Penkovsky told the team that when he had returned to Moscow after having squired Mrs. and Miss Serov around London, he was personally invited to their dacha. Someone from Serov's office picked up the phone and told Penkovsky to be at the house at six o'clock that evening. No matter that he was in the doghouse with his people at the GRU. George observed, "Can you imagine trying to fire a guy in this position? How is he going to be bawled out when that kind of call, directly from the chief of GRU, comes right into his office?" Penkovsky went to the house. Serov thanked him and excused himself because he had an engagement a little later, but said his wife and daughter would entertain him. Moreover, the Soviets paid back "his" money, the money that the team had given him in London to "lend" to the Serov ladies, so Penkovsky was doing quite well. He told G
eorge about the plush quarters, with guards throughout.
Shergold volunteered that they could arrange to have Janet Chisholm meet with Penkovsky and the case officers the next day in order to plan multiple meetings for the future. True to form, she was there the next morning and they arranged a whole series of meetings. Plan number one would be executed in much the same manner as the initial contact between Penkovsky and Janet. On almost every pleasant day, she would go out of her apartment with her two children and down into the public park. She would sit down. If there were a meeting, Penkovsky would walk by as before, discretely say hello, drop cassettes and notes into her open shopping bag, and offer a piece of candy to the children.

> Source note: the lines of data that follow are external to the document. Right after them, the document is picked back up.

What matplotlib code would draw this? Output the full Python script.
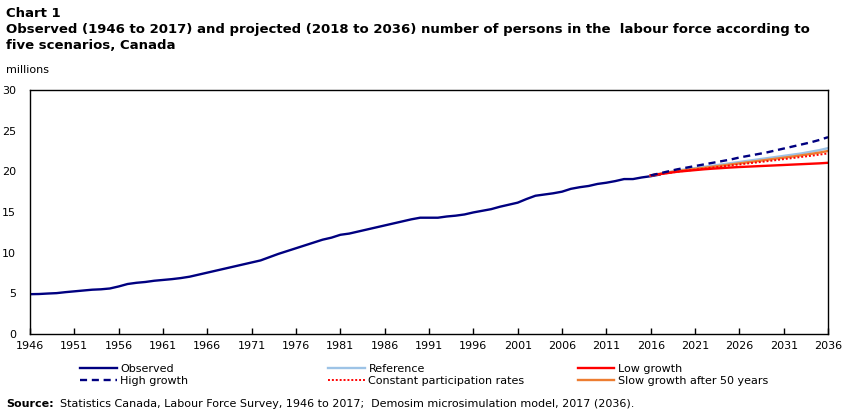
import matplotlib
matplotlib.use("Agg")
import matplotlib.pyplot as plt
import numpy as np

plt.rcParams["font.family"] = "DejaVu Sans"

# ── Data (millions of persons) ─────────────────────────────────────
obs_years = np.arange(1946, 2018)
observed = [4.90, 4.92, 4.98, 5.03, 5.15, 5.25, 5.35, 5.45, 5.50, 5.60,
            5.85, 6.15, 6.30, 6.40, 6.55, 6.65, 6.75, 6.88, 7.05, 7.30,
            7.55, 7.80, 8.05, 8.30, 8.55, 8.80, 9.05, 9.45, 9.85, 10.20,
            10.55, 10.90, 11.25, 11.60, 11.85, 12.20, 12.35, 12.60, 12.85, 13.10,
            13.35, 13.60, 13.85, 14.10, 14.30, 14.30, 14.30, 14.45, 14.55, 14.70,
            14.95, 15.15, 15.35, 15.65, 15.90, 16.15, 16.60, 17.00, 17.15, 17.30,
            17.50, 17.85, 18.05, 18.20, 18.45, 18.60, 18.80, 19.05, 19.05, 19.25,
            19.40, 19.60]

proj_years = np.arange(2016, 2037)
high_growth = [19.50, 19.75, 20.00, 20.25, 20.45, 20.65, 20.85, 21.05, 21.25, 21.45,
               21.70, 21.90, 22.10, 22.30, 22.55, 22.80, 23.05, 23.30, 23.55, 23.85,
               24.20]
reference = [19.50, 19.70, 19.90, 20.10, 20.25, 20.40, 20.55, 20.70, 20.85, 21.00,
             21.15, 21.30, 21.45, 21.60, 21.75, 21.90, 22.05, 22.20, 22.40, 22.60,
             22.85]
slow_growth_50 = [19.50, 19.68, 19.86, 20.03, 20.17, 20.30, 20.43, 20.57, 20.70, 20.84,
                  20.98, 21.12, 21.26, 21.40, 21.54, 21.68, 21.82, 21.97, 22.13, 22.30,
                  22.50]
constant_part = [19.50, 19.65, 19.80, 19.95, 20.08, 20.20, 20.33, 20.46, 20.59, 20.72,
                 20.85, 20.98, 21.10, 21.23, 21.36, 21.50, 21.63, 21.77, 21.90, 22.05,
                 22.20]
low_growth = [19.50, 19.65, 19.80, 19.95, 20.05, 20.15, 20.25, 20.33, 20.40, 20.47,
              20.53, 20.58, 20.63, 20.68, 20.73, 20.78, 20.83, 20.88, 20.93, 20.98,
              21.05]

xticks = np.arange(1946, 2037, 5)
yticks = [0, 5, 10, 15, 20, 25, 30]

# ── Figure ─────────────────────────────────────────────────────────
fig = plt.figure(figsize=(8.51, 4.16), dpi=100)
ax = fig.add_axes([0.0353, 0.197, 0.9377, 0.5867])

navy = "#000080"
h_obs, = ax.plot(obs_years, observed, color=navy, lw=1.7, label="Observed", zorder=1)
h_ref, = ax.plot(proj_years, reference, color="#9dc3e6", lw=1.7, label="Reference")
h_slow, = ax.plot(proj_years, slow_growth_50, color="#ed7d31", lw=1.7,
                  label="Slow growth after 50 years")
h_const, = ax.plot(proj_years, constant_part, color="#ff0000", lw=1.4, ls=(0, (1, 1)),
                   label="Constant participation rates")
h_low, = ax.plot(proj_years, low_growth, color="#ff0000", lw=1.7, label="Low growth")
h_high, = ax.plot(proj_years, high_growth, color=navy, lw=1.7, ls=(0, (3, 2)),
                  label="High growth")

ax.set_xlim(1946, 2036)
ax.set_ylim(0, 30)
ax.set_xticks(xticks)
ax.set_xticklabels([str(x) for x in xticks], fontsize=8)
ax.set_yticks(yticks)
ax.set_yticklabels([str(y) for y in yticks], fontsize=8)
ax.tick_params(axis="x", direction="in", length=4, width=1, pad=5)
ax.tick_params(axis="y", length=0, pad=10)
for s in ax.spines.values():
    s.set_linewidth(1)
    s.set_color("black")

# ── Texts ──────────────────────────────────────────────────────────
fig.text(0.007, 0.968, "Chart 1", fontsize=9.5, fontweight="bold", va="center")
fig.text(0.007, 0.928,
         "Observed (1946 to 2017) and projected (2018 to 2036) number of persons in the  labour force according to",
         fontsize=9.5, fontweight="bold", va="center")
fig.text(0.007, 0.890, "five scenarios, Canada", fontsize=9.5, fontweight="bold", va="center")
fig.text(0.007, 0.832, "millions", fontsize=8, va="center")

fig.text(0.007, 0.029, "Source:", fontsize=8, fontweight="bold", va="center")
fig.text(0.070, 0.029,
         "Statistics Canada, Labour Force Survey, 1946 to 2017;  Demosim microsimulation model, 2017 (2036).",
         fontsize=8, va="center")

# ── Legend: three columns ─────────────────────────────────────────
cols = [([h_obs, h_high], 0.094), ([h_ref, h_const], 0.386), ([h_low, h_slow], 0.679)]
for handles, x0 in cols:
    leg = fig.legend(handles=handles, loc="upper left", bbox_to_anchor=(x0, 0.126),
                     frameon=False, fontsize=8, handlelength=3.3, handletextpad=0.3,
                     labelspacing=0.25, borderaxespad=0, borderpad=0)

fig.savefig("out.png", dpi=100)
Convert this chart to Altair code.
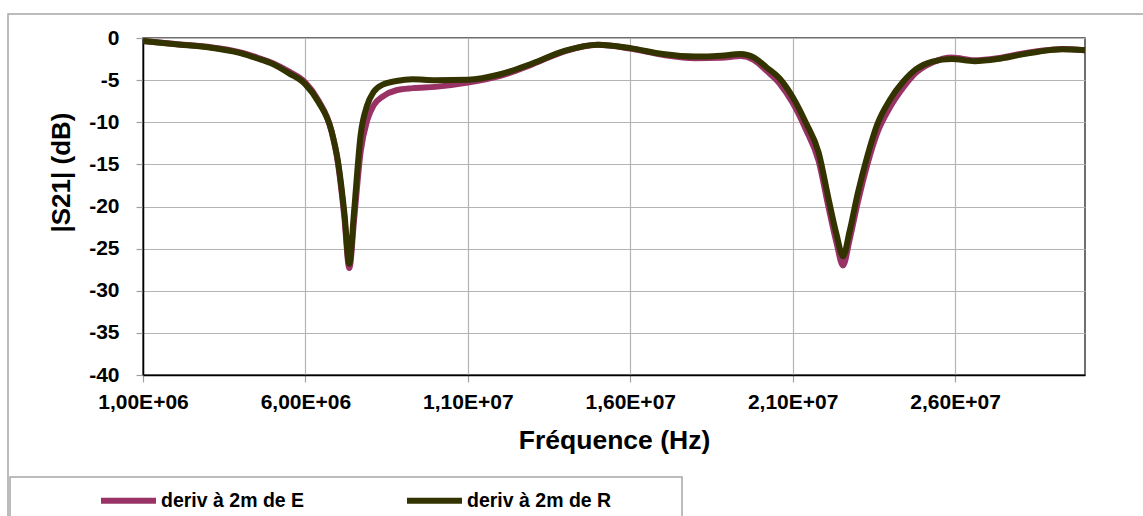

Plan number two was more complicated. There was a place in Moscow called a Kommission store. It was similar to a silver shop, a convenience store of relics and antiques, where poor Russians could sell their earthly goods. They would bring an icon or samovar, something old, something desired by Western people, and present it for sale. Women from the various Western embassies would make a beeline for this store whenever it was convenient in order to see what was newly offered. They would look, they would browse, and usually they would walk out. Most often there was little to see. Nearby was a restaurant/delicatessen where one could browse some more. On Fridays, Janet would take a ballet lesson at the American ambassador's residence and then she would walk to the commercial area, always stopping in one or two stores, including the Kommission store and then the restaurant/deli, thus adopting a recognizable pattern. On certain other days she would leave her home and go directly to either the Kommission store or the restaurant/deli. From within the store or the deli she would be able to see Penkovsky pass by. If a meeting were planned, he'd catch her eye and, without averting his head or otherwise acknowledging recognition, walk by the door of the store or the deli and then down the street. From then on he would be master of the situation. He would direct where to walk in order to make the pass. She discreetly would follow him a block or so. They would meet at a secluded spot such as a covered aperture between buildings. There they could pass things to each other. She would take a bus to go home and he would disappear. The rendezvous locations would sort of alternate, so that if one day it was at the store or deli, then the next meeting would be in the park. In addition, Greville Wynne could continue to serve as a drop for messages.